Task to carry out :: Return the count of lines that mention "this", with no other words.

Stored data ::
»»
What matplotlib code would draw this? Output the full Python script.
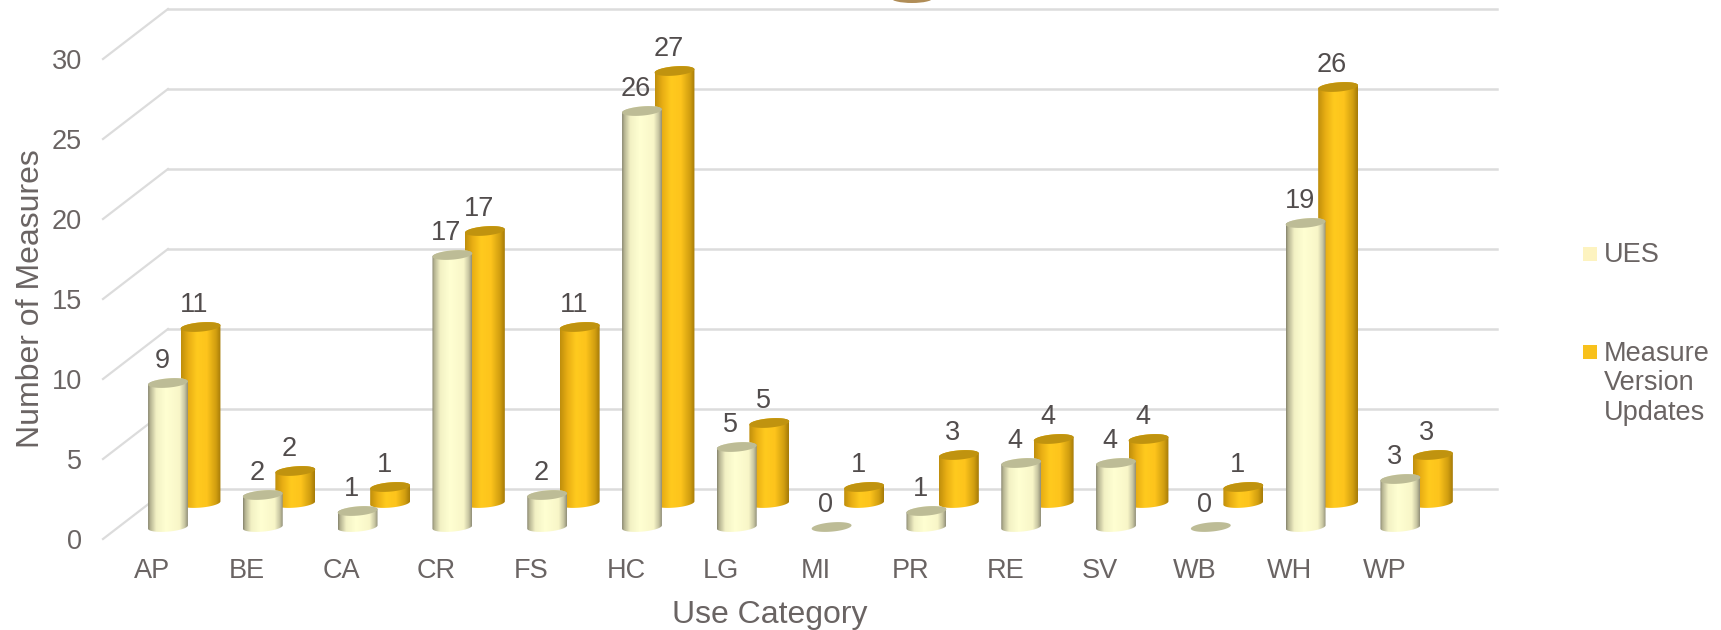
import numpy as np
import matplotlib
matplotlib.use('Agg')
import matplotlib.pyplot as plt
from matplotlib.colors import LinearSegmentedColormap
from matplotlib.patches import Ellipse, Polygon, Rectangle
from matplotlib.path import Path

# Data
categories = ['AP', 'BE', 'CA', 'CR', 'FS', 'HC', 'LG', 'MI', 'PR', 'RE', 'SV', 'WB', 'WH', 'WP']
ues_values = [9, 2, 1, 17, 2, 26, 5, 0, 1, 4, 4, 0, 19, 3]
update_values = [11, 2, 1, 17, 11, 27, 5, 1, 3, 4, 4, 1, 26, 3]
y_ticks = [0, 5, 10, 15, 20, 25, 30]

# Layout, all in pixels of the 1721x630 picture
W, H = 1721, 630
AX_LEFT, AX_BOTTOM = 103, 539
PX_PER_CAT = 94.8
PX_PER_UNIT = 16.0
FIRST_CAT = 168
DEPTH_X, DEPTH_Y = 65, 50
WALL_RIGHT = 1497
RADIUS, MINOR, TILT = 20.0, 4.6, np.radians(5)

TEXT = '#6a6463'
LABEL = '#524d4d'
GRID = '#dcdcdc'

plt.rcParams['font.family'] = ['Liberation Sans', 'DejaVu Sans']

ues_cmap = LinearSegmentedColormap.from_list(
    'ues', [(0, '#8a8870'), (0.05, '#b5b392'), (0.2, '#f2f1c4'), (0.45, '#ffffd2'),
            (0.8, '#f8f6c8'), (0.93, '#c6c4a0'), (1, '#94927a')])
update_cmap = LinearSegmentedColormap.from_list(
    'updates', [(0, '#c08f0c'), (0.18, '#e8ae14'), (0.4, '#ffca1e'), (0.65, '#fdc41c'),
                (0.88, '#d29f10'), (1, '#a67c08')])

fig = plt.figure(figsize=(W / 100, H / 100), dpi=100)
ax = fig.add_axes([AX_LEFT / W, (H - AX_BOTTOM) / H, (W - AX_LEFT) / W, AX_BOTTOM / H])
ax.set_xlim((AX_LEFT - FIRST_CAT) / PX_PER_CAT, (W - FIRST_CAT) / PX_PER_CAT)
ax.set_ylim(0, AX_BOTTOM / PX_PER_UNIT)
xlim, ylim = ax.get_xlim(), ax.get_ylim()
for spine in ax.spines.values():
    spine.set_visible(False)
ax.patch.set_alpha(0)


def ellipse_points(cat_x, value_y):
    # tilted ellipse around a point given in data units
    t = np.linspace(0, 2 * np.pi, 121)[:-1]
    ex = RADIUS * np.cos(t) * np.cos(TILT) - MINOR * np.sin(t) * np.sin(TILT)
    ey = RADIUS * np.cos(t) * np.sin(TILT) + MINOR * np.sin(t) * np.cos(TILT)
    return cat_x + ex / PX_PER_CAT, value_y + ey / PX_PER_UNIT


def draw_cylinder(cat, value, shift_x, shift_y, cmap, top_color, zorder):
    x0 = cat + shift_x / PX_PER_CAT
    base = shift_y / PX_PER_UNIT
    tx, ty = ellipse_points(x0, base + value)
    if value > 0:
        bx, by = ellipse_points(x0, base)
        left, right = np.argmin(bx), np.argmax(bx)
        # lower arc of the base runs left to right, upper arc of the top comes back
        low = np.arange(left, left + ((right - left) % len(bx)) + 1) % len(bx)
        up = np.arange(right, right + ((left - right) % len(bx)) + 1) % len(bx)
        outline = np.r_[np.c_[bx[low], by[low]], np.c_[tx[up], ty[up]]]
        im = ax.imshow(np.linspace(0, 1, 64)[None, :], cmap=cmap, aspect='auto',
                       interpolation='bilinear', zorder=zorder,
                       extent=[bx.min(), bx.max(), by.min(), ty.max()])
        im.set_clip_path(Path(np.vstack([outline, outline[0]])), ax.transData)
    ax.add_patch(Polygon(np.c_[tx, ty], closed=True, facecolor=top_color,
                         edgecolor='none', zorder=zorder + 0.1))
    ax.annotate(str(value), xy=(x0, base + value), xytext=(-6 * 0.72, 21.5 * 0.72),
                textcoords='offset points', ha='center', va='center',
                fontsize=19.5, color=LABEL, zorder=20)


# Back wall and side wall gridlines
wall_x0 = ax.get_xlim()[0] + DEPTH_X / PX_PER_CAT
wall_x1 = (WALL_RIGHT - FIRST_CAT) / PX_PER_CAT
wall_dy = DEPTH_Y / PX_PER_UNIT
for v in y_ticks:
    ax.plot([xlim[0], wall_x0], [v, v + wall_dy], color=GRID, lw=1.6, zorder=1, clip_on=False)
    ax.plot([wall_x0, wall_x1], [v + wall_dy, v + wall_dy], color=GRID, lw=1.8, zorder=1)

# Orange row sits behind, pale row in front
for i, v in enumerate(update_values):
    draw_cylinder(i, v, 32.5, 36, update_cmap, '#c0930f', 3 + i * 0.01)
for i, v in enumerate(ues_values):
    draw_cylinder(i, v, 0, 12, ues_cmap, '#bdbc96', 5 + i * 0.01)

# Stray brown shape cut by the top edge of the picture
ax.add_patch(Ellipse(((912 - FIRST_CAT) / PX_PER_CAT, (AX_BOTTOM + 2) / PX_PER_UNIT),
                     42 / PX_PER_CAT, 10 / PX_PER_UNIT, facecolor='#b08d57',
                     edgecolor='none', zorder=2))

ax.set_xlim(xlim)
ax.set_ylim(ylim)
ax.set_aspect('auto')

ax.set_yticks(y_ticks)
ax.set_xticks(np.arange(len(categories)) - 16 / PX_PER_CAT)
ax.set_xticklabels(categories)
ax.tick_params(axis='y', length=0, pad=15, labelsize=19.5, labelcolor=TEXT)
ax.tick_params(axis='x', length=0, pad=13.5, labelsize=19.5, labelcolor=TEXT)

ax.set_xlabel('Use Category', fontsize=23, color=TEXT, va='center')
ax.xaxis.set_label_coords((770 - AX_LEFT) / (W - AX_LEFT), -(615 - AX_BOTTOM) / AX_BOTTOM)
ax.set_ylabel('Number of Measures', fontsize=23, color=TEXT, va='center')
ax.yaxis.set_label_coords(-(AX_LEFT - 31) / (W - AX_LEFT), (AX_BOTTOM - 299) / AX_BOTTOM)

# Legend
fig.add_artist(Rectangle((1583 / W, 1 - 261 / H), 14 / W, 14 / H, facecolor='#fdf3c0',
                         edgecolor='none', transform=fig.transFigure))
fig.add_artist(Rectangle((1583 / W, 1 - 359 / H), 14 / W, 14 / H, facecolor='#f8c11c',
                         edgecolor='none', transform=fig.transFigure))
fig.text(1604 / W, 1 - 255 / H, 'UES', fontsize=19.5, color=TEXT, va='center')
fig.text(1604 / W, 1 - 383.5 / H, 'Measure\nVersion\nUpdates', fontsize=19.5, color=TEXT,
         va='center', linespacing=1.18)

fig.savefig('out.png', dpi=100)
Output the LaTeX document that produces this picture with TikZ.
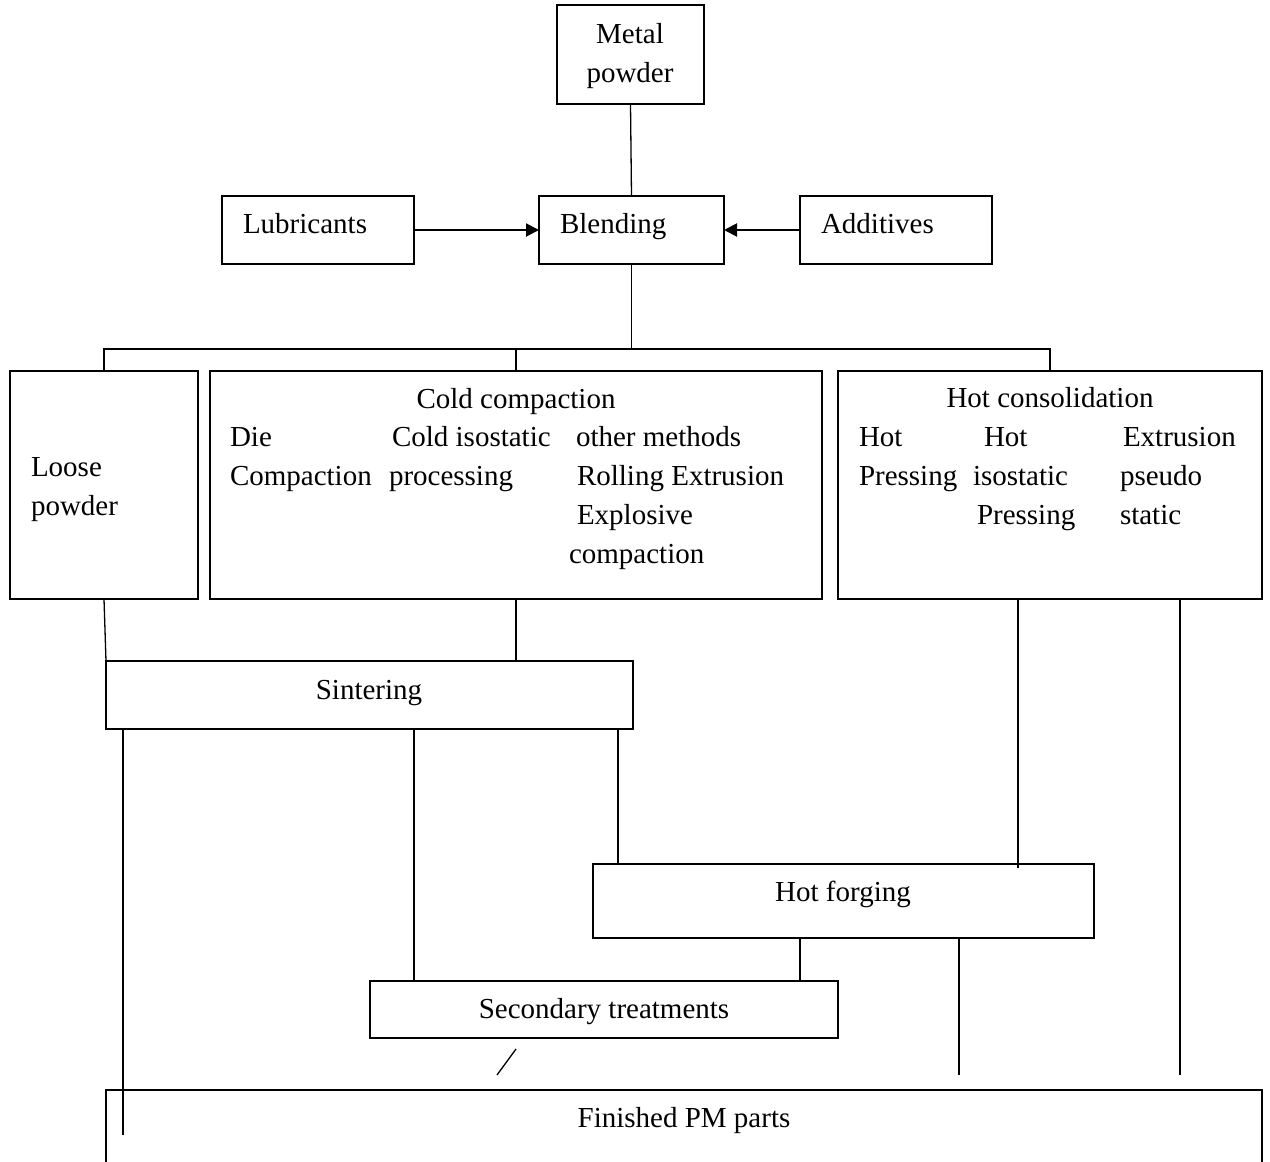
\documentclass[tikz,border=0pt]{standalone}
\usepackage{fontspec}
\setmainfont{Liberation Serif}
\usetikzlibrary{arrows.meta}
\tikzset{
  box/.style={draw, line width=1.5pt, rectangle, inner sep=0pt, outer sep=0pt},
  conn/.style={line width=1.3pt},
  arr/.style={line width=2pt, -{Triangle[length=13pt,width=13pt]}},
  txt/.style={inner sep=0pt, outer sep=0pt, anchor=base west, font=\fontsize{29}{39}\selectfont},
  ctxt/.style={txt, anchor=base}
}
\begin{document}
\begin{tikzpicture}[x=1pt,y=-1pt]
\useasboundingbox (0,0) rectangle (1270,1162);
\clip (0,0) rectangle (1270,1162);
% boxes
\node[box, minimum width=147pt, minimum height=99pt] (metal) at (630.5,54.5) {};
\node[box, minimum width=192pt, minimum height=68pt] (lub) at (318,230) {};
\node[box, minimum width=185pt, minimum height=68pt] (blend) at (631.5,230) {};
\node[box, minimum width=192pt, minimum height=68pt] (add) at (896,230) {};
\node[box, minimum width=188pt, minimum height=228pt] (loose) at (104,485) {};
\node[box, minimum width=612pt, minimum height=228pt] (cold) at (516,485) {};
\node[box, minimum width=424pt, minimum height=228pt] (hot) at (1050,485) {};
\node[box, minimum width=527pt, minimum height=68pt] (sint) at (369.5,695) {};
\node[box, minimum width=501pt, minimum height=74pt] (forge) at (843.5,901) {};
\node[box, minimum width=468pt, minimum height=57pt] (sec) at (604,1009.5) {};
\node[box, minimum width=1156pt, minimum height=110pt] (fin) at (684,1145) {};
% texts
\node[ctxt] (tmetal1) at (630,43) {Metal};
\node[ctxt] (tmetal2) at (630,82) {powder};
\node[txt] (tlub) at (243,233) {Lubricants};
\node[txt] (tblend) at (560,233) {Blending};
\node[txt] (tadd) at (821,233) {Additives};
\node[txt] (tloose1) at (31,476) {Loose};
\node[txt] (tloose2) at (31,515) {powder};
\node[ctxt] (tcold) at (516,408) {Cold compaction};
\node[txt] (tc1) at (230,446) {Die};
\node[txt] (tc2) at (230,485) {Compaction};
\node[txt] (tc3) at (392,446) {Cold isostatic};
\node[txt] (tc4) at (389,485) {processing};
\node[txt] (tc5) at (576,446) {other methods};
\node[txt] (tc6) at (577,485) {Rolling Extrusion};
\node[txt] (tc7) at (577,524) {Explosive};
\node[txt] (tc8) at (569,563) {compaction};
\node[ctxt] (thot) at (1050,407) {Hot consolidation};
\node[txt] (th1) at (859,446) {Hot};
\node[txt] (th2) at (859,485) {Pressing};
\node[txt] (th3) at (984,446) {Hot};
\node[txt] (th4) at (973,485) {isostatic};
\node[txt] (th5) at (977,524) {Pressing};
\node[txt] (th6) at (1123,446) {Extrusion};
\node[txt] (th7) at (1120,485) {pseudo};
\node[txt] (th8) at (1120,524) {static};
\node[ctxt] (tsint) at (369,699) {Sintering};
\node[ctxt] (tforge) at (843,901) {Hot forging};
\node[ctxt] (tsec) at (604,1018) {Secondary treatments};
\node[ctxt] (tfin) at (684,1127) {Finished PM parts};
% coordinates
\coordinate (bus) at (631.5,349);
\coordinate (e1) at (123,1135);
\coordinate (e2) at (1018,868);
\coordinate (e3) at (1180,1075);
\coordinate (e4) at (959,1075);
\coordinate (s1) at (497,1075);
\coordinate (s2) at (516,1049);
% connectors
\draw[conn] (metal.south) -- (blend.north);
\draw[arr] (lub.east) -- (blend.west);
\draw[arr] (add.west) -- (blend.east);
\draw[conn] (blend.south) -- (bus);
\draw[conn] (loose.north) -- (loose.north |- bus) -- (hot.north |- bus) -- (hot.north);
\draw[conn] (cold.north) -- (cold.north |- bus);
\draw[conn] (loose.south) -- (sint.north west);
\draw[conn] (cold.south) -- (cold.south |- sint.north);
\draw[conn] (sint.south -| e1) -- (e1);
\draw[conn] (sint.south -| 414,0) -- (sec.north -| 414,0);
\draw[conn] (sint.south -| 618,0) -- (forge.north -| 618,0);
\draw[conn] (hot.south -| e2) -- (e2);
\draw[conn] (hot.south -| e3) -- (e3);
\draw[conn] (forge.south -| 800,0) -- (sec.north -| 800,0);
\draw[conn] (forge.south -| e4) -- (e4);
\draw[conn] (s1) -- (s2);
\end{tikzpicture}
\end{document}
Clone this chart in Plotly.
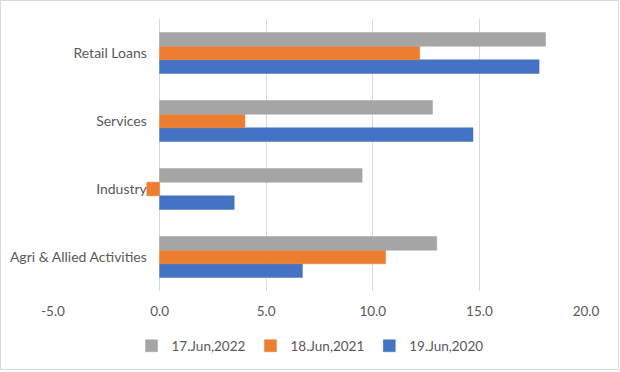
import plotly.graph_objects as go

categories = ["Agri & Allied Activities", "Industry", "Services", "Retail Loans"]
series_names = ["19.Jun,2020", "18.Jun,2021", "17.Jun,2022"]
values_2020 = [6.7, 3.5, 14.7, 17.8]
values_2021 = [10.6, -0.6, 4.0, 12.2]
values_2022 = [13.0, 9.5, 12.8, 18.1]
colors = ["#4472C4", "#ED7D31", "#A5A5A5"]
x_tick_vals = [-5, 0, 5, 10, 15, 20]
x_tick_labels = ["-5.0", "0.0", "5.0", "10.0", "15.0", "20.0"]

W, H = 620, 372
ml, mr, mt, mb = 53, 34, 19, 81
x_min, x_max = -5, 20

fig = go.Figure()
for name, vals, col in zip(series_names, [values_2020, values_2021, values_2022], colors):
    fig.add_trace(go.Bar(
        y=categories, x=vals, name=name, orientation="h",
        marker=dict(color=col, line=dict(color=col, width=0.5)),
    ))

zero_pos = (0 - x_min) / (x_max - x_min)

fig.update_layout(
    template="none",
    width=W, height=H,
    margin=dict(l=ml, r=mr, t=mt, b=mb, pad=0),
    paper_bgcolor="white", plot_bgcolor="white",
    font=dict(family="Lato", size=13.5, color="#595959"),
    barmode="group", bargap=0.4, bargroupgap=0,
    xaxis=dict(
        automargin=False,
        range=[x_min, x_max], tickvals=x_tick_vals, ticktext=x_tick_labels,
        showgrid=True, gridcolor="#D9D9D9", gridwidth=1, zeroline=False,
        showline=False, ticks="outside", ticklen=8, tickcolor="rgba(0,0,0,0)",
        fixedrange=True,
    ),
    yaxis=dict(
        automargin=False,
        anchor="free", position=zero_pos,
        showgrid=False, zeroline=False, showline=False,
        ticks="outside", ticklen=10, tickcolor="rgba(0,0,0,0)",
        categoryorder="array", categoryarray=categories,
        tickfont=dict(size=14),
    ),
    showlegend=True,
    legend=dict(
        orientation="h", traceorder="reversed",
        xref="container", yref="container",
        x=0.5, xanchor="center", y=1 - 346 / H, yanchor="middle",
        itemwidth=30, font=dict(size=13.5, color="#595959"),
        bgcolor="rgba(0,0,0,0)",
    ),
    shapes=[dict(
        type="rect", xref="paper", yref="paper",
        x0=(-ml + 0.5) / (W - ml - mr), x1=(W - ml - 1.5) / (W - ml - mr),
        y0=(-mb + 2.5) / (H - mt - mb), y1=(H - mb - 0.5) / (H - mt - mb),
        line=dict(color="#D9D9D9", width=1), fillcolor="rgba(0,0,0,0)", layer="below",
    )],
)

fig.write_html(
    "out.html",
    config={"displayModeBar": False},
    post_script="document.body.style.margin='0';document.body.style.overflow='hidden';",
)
««
Answer below :: 3